While on a floating family outing, Kevin’s son, Lucas, took a swim. As he paddled toward shore to leave the water, something went terribly wrong. Kevin spotted Lucas floating face-down in the water. A faulty electrical system on a nearby vessel sent 120 volts surging into the water, and Kevin lost his son.
“It was a dark couple of years, but all I did was study,” he said. “I had to come to a full understanding of what happened.”
Grief led to his true life’s work. “I’m passionate about marine electronics, and I’m passionate about corrosion,” he said.
Since then, as an investigative consultant, “Working as an investigator, I’ve had lots of occasions where I’ve observed there might not have been a fatality.”
Kevin continues to live aboard, on a custom Monk 38 yacht moored in nearby Port Ludlow.
He’s proud of the program he has rapidly built at the boat school, thanks in large part to his experience as an instructor with the ABYC.
“I feel that because of teaching for ABYC for the years that I did, that this type of instruction was really lacking,” he said. “I call it death by PowerPoint.”
He mentioned an acquaintance who has several certifications, and “I wouldn’t let him touch my lawnmower. I knew there had to be a better way.”
Given his life’s experience and the potential for disaster, Kevin still grapples with the fact that no training is required before anyone goes into business as a marine electrician.
Ramping up the marine systems program has been a rewarding challenge.
“It’s rewarding,” he said. “You get to create something and see how it plays.” Apparently, it plays well. All of the students who sought employment in the field after completion of his first class quickly landed jobs.
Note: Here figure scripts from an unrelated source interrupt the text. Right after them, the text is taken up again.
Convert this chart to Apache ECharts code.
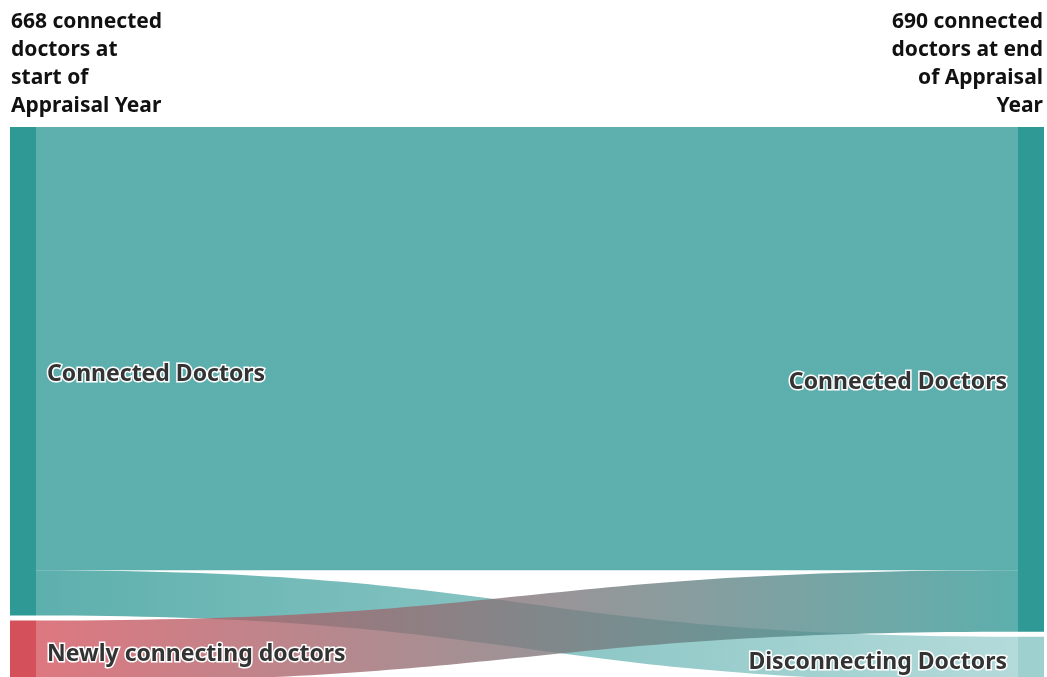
<!DOCTYPE html>
<html>
<head>
<meta charset="utf-8">
<script src="https://cdn.jsdelivr.net/npm/echarts@6/dist/echarts.min.js"></script>
<style>
  html, body { margin: 0; padding: 0; background: #fff; }
  #chart { width: 1047px; height: 677px; }
</style>
</head>
<body>
<div id="chart"></div>
<script>
// nodes: id, shown label, colour
const nodeIds = ['start_connected', 'newly', 'end_connected', 'disconnecting']
const nodeLabels = ['Connected Doctors', 'Newly connecting doctors', 'Connected Doctors', 'Disconnecting Doctors']
const nodeColors = ['#2f9996', '#d4515c', '#2f9996', '#9fd0d0']

// flows
const linkSources = ['start_connected', 'start_connected', 'newly']
const linkTargets = ['end_connected', 'disconnecting', 'end_connected']
const linkValues = [606, 62, 84]

const startTitle = ['668 connected', 'doctors at', 'start of', 'Appraisal Year']
const endTitle = ['690 connected', 'doctors at end', 'of Appraisal', 'Year']

const chart = echarts.init(document.getElementById('chart'))

const nodes = nodeIds.map((id, i) => ({
  name: id,
  itemStyle: { color: nodeColors[i], borderWidth: 0 },
  label: { position: i < 2 ? 'right' : 'left' }
}))
const links = linkSources.map((s, i) => ({ source: s, target: linkTargets[i], value: linkValues[i] }))

const labelMap = {}
nodeIds.forEach((id, i) => { labelMap[id] = nodeLabels[i] })

// header lines, one text element per line
const titleFont = 'bold 21px "Noto Sans"'
const header = []
startTitle.forEach((t, i) => {
  header.push({
    type: 'text', x: 11, y: 12 + i * 28,
    style: { text: t, font: titleFont, fill: '#111', textAlign: 'left', textVerticalAlign: 'top' }
  })
})
endTitle.forEach((t, i) => {
  header.push({
    type: 'text', x: 1043, y: 12 + i * 28,
    style: { text: t, font: titleFont, fill: '#111', textAlign: 'right', textVerticalAlign: 'top' }
  })
})

chart.setOption({
  animation: false,
  textStyle: { fontFamily: 'Noto Sans' },
  graphic: header,
  series: [{
    type: 'sankey',
    left: 10,
    right: 3,
    top: 127,
    height: 555,
    nodeWidth: 26,
    nodeGap: 5,
    layoutIterations: 0,
    draggable: false,
    emphasis: { disabled: true },
    data: nodes,
    links: links,
    label: {
      formatter: p => labelMap[p.name],
      fontFamily: 'Noto Sans',
      fontSize: 23,
      fontWeight: 'bold',
      color: '#333',
      textBorderColor: '#fff',
      textBorderWidth: 3,
      distance: 11,
      offset: [0, 3]
    },
    lineStyle: {
      color: 'gradient',
      opacity: 0.78,
      curveness: 0.5
    }
  }]
})
</script>
</body>
</html>
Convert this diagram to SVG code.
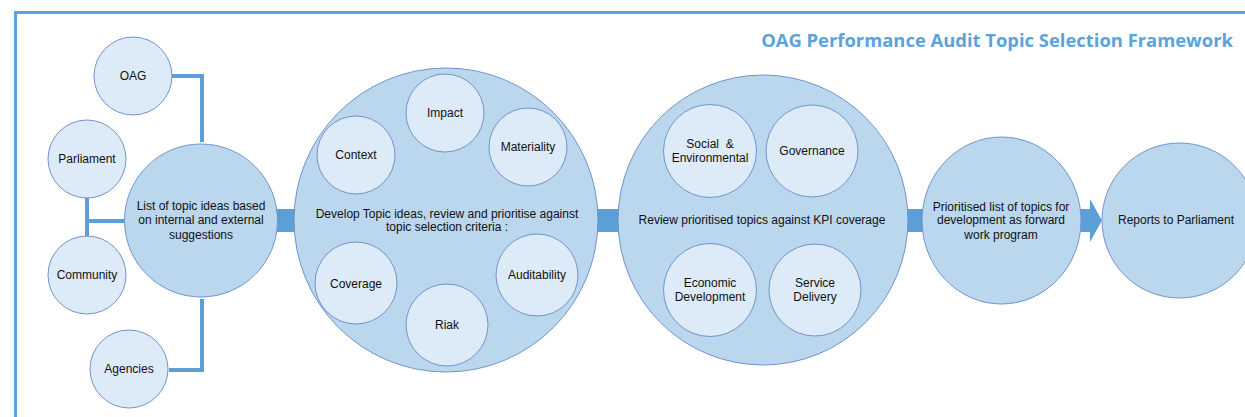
<svg xmlns="http://www.w3.org/2000/svg" width="1245" height="417" viewBox="0 0 1245 417">
  <style>
    .frame { fill: none; stroke: #5aa3db; stroke-width: 3; }
    .title { font-family: "Open Sans", "Liberation Sans", sans-serif; font-weight: 700; font-size: 18.4px; fill: #5aa3db; }
    .big { fill: #bad7ee; stroke: #7193cd; stroke-width: 1; }
    .small { fill: #ddeaf7; stroke: #7193cd; stroke-width: 1; }
    .lbl { font-family: "Liberation Sans", Arial, sans-serif; font-size: 12px; fill: #111; text-anchor: middle; }
    .link { fill: none; stroke: #5b9fd6; stroke-width: 4; stroke-linejoin: miter; }
    .band { fill: #5b9fd6; }
  </style>

  <!-- page frame -->
  <path class="frame" d="M15.5,417 V12.5 H1245"/>
  <text class="title" x="1233" y="47" text-anchor="end">OAG Performance Audit Topic Selection Framework</text>

  <!-- connectors -->
  <g id="connectors">
    <path class="link" d="M171,76 H202 V142"/>
    <path class="link" d="M87,198 V237"/>
    <path class="link" d="M87,221 H127"/>
    <path class="link" d="M169,370 H202 V299"/>
    <rect class="band" x="275" y="209" width="24" height="23"/>
    <rect class="band" x="594" y="209" width="26" height="23"/>
    <rect class="band" x="906" y="209" width="18" height="23"/>
    <path class="band" d="M1079,209 H1090 V199 L1102,220.5 L1090,242 V232 H1079 Z"/>
  </g>

  <!-- sources -->
  <g id="oag"><circle class="small" cx="133" cy="76" r="39"/><text class="lbl" x="133" y="80">OAG</text></g>
  <g id="parliament"><circle class="small" cx="87" cy="159" r="39"/><text class="lbl" x="87" y="163">Parliament</text></g>
  <g id="community"><circle class="small" cx="87" cy="275" r="39"/><text class="lbl" x="87" y="279">Community</text></g>
  <g id="agencies"><circle class="small" cx="129" cy="369" r="39"/><text class="lbl" x="129" y="373">Agencies</text></g>

  <!-- topic ideas list -->
  <g id="topic-list">
    <circle class="big" cx="201" cy="220.5" r="76.5"/>
    <text class="lbl" x="201" y="210">List of topic ideas based</text>
    <text class="lbl" x="201" y="224">on internal and external</text>
    <text class="lbl" x="201" y="239">suggestions</text>
  </g>

  <!-- selection criteria -->
  <g id="develop">
    <circle class="big" cx="446" cy="220" r="152"/>
    <text class="lbl" x="447" y="218">Develop Topic ideas, review and prioritise against</text>
    <text class="lbl" x="447" y="231">topic selection criteria :</text>
  </g>
  <g id="impact"><circle class="small" cx="445" cy="113" r="39"/><text class="lbl" x="445" y="117">Impact</text></g>
  <g id="materiality"><circle class="small" cx="528" cy="147" r="39"/><text class="lbl" x="528" y="151">Materiality</text></g>
  <g id="context"><circle class="small" cx="356" cy="155" r="39"/><text class="lbl" x="356" y="159">Context</text></g>
  <g id="coverage"><circle class="small" cx="356" cy="283" r="41"/><text class="lbl" x="356" y="288">Coverage</text></g>
  <g id="riak"><circle class="small" cx="447" cy="325" r="41"/><text class="lbl" x="447" y="329">Riak</text></g>
  <g id="auditability"><circle class="small" cx="537" cy="275" r="41"/><text class="lbl" x="537" y="279">Auditability</text></g>

  <!-- KPI coverage review -->
  <g id="review">
    <circle class="big" cx="763" cy="220" r="145"/>
    <text class="lbl" x="762" y="224">Review prioritised topics against KPI coverage</text>
  </g>
  <g id="social-environmental">
    <circle class="small" cx="710" cy="151" r="46.5"/>
    <text class="lbl" x="710" y="148" xml:space="preserve">Social  &amp;</text>
    <text class="lbl" x="710" y="162">Environmental</text>
  </g>
  <g id="governance"><circle class="small" cx="812" cy="151" r="46"/><text class="lbl" x="812" y="155">Governance</text></g>
  <g id="economic-development">
    <circle class="small" cx="710" cy="290" r="46.5"/>
    <text class="lbl" x="710" y="287">Economic</text>
    <text class="lbl" x="710" y="301">Development</text>
  </g>
  <g id="service-delivery">
    <circle class="small" cx="815" cy="290" r="46"/>
    <text class="lbl" x="815" y="287">Service</text>
    <text class="lbl" x="815" y="301">Delivery</text>
  </g>

  <!-- forward work program -->
  <g id="prioritised">
    <ellipse class="big" cx="1001.5" cy="220.5" rx="79.5" ry="83.5"/>
    <text class="lbl" x="1001" y="211">Prioritised list of topics for</text>
    <text class="lbl" x="1001" y="224">development as forward</text>
    <text class="lbl" x="1001" y="239">work program</text>
  </g>

  <!-- outcome -->
  <g id="reports">
    <circle class="big" cx="1179.5" cy="220.5" r="77.5"/>
    <text class="lbl" x="1176" y="224">Reports to Parliament</text>
  </g>
</svg>
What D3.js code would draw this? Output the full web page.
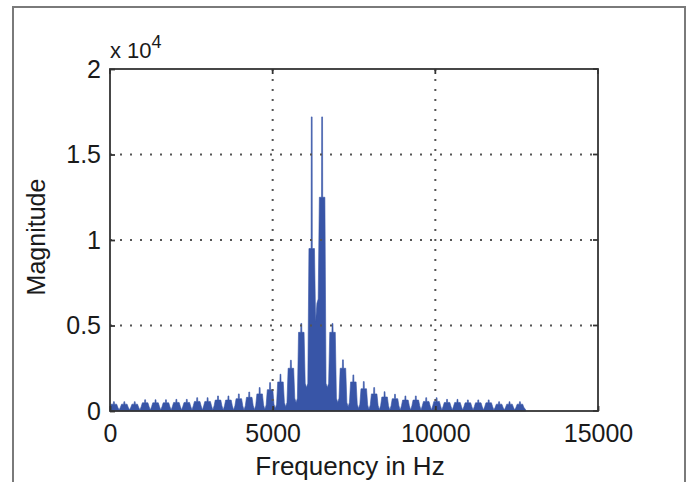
<!DOCTYPE html>
<html><head><meta charset="utf-8">
<script src="https://cdn.jsdelivr.net/npm/d3@7"></script>
<style>
body{margin:0;background:#fff}
text{font-family:"Liberation Sans",Arial,sans-serif;fill:#1a1a1a}
</style>
</head><body><svg id="c" width="693" height="482"></svg>
<script>
// ---- data ----
const lobeFreqs = [120,440,760,1080,1400,1720,2040,2360,2680,3000,3320,3640,3960,4280,4600,4920,5240,5560,5880,6200,
                   6520,6840,7160,7480,7800,8120,8440,8760,9080,9400,9720,10040,10360,10680,11000,11320,11640,11960,12280,12600];
const lobePeaks = [545,545,545,660,660,660,680,680,780,780,880,880,1000,1110,1370,1660,2150,2970,5120,17200,
                   17200,5120,2990,2110,1720,1370,1130,980,880,880,780,780,680,680,650,650,650,545,545,545];
const lobeBodies = [400,400,400,480,480,480,500,500,560,560,640,640,720,800,1000,1250,1700,2500,4600,9500,
                    12500,4600,2500,1700,1300,1000,820,720,640,640,560,560,500,500,480,480,480,400,400,400];
const valleyFreqs = [0,280,600,920,1240,1560,1880,2200,2520,2840,3160,3480,3800,4120,4440,4760,5080,5400,5720,6040,6360,
                     6680,7000,7320,7640,7960,8280,8600,8920,9240,9560,9880,10200,10520,10840,11160,11480,11800,12120,12440,12780];
const valleyLevels = [60,60,60,60,60,60,60,60,60,60,60,60,60,60,80,100,150,250,500,1370,6300,
                      1370,500,250,150,100,80,60,60,60,60,60,60,60,60,60,60,60,60,60,60];
const xTicks = [0,5000,10000,15000];
const xTickLabels = ["0","5000","10000","15000"];
const yTicks = [0,5000,10000,15000,20000];
const yTickLabels = ["0","0.5","1","1.5","2"];
const gridX = [5000,10000];
const gridY = [5000,10000,15000];
const xTitle = "Frequency in Hz";
const yTitle = "Magnitude";
const expBase = "x 10", expPower = "4";

// ---- layout ----
const svg = d3.select("#c");
const L = 110, R = 598, T = 69, B = 411;
const x = d3.scaleLinear().domain([0,15000]).range([L,R]);
const y = d3.scaleLinear().domain([0,20000]).range([B,T]);

// outer figure frame
svg.append("rect").attr("x",13).attr("y",7).attr("width",672).attr("height",500)
  .attr("fill","#fff").attr("stroke","#7a7a7a").attr("stroke-width",2);
svg.append("rect").attr("x",L).attr("y",T).attr("width",R-L).attr("height",B-T).attr("fill","#fff");

// spectrum outline points (each lobe: steep-sided body with a thin spike on top)
const pts = [];
lobeFreqs.forEach((f,k)=>{
  const b = lobeBodies[k], p = lobePeaks[k];
  const lo = valleyFreqs[k], hi = valleyFreqs[k+1];
  const shL = Math.min(b*0.55, valleyLevels[k] + 250);
  const shR = Math.min(b*0.55, valleyLevels[k+1] + 250);
  pts.push([lo, valleyLevels[k]]);
  pts.push([Math.max(lo, f-120), shL]);
  pts.push([Math.max(lo, f-85), b]);
  pts.push([f-18, b]);
  pts.push([f-13, p]);
  pts.push([f+13, p]);
  pts.push([f+18, b]);
  pts.push([Math.min(hi, f+85), b]);
  pts.push([Math.min(hi, f+120), shR]);
});
pts.push([valleyFreqs[valleyFreqs.length-1], valleyLevels[valleyLevels.length-1]]);

const area = d3.area().x(d=>x(d[0])).y0(y(0)).y1(d=>y(d[1]));
svg.append("path").datum(pts).attr("d",area).attr("fill","#3855a7")
  .attr("stroke","#3855a7").attr("stroke-width",0.6);

// grid (dotted, on top)
const g = svg.append("g").attr("stroke","#555").attr("stroke-width",2).attr("stroke-dasharray","2 8");
gridX.forEach(v=>g.append("line").attr("x1",x(v)).attr("x2",x(v)).attr("y1",B).attr("y2",T));
gridY.forEach(v=>g.append("line").attr("x1",L).attr("x2",R).attr("y1",y(v)).attr("y2",y(v)));

// axes via d3 (labels), ticks inward
const ax = svg.append("g").attr("transform",`translate(0,${B})`)
  .call(d3.axisBottom(x).tickValues(xTicks).tickFormat((d,i)=>xTickLabels[i]).tickSizeInner(-5).tickSizeOuter(0).tickPadding(13));
const ay = svg.append("g").attr("transform",`translate(${L},0)`)
  .call(d3.axisLeft(y).tickValues(yTicks).tickFormat((d,i)=>yTickLabels[i]).tickSizeInner(-5).tickSizeOuter(0).tickPadding(9));
[ax,ay].forEach(a=>{
  a.select(".domain").remove();
  a.selectAll(".tick line").attr("stroke","#333").attr("stroke-width",1.8);
  a.selectAll("text").attr("font-size",25).attr("fill","#1a1a1a").attr("font-family","Liberation Sans, Arial, sans-serif");
});
// mirrored ticks top/right
const mt = svg.append("g").attr("stroke","#333").attr("stroke-width",1.8);
xTicks.forEach(v=>mt.append("line").attr("x1",x(v)).attr("x2",x(v)).attr("y1",T).attr("y2",T+5));
yTicks.forEach(v=>mt.append("line").attr("x1",R).attr("x2",R-5).attr("y1",y(v)).attr("y2",y(v)));

// box
svg.append("rect").attr("x",L).attr("y",T).attr("width",R-L).attr("height",B-T)
  .attr("fill","none").attr("stroke","#333").attr("stroke-width",1.8);

// exponent
const ex = svg.append("text").attr("x",L).attr("y",58).attr("font-size",22);
ex.append("tspan").text(expBase);
ex.append("tspan").attr("dy",-10).attr("font-size",18).text(expPower);

// titles
svg.append("text").attr("x",(L+R)/2 - 4).attr("y",475).attr("text-anchor","middle").attr("font-size",26).text(xTitle);
svg.append("text").attr("transform",`translate(45,${(T+B)/2 - 3}) rotate(-90)`).attr("text-anchor","middle").attr("font-size",25).text(yTitle);
</script></body></html>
Kevin was already familiar with the boat school before the systems program was initiated, since he’s a regular at the Port Townsend Wooden Boat Festival and he’d taught a number of ABYC classes in the area.
“I’ve had this affinity for the boat school for a long time as a place where people take time to do things right,” he said.
Kevin quickly acknowledges that cramming the amount of information contained in the class into six months is intense. If a student misses even a day of instruction, “they’re really going to struggle to catch up.” In addition to an eight-hour instructional day, significant reading is required, and that’s a good thing, he says.
“You’re going to get the book learning you need, but it’s going to be immediately hands-on. When we hook up those lights back there in series and in parallel, you can see their lights go on. I love it. I love it.”
The future? “My hope for this program is we take the foundation we’ve built and continue to improve and improve until we absolutely know it’s the best in the country.”
He’s obviously already on the right track.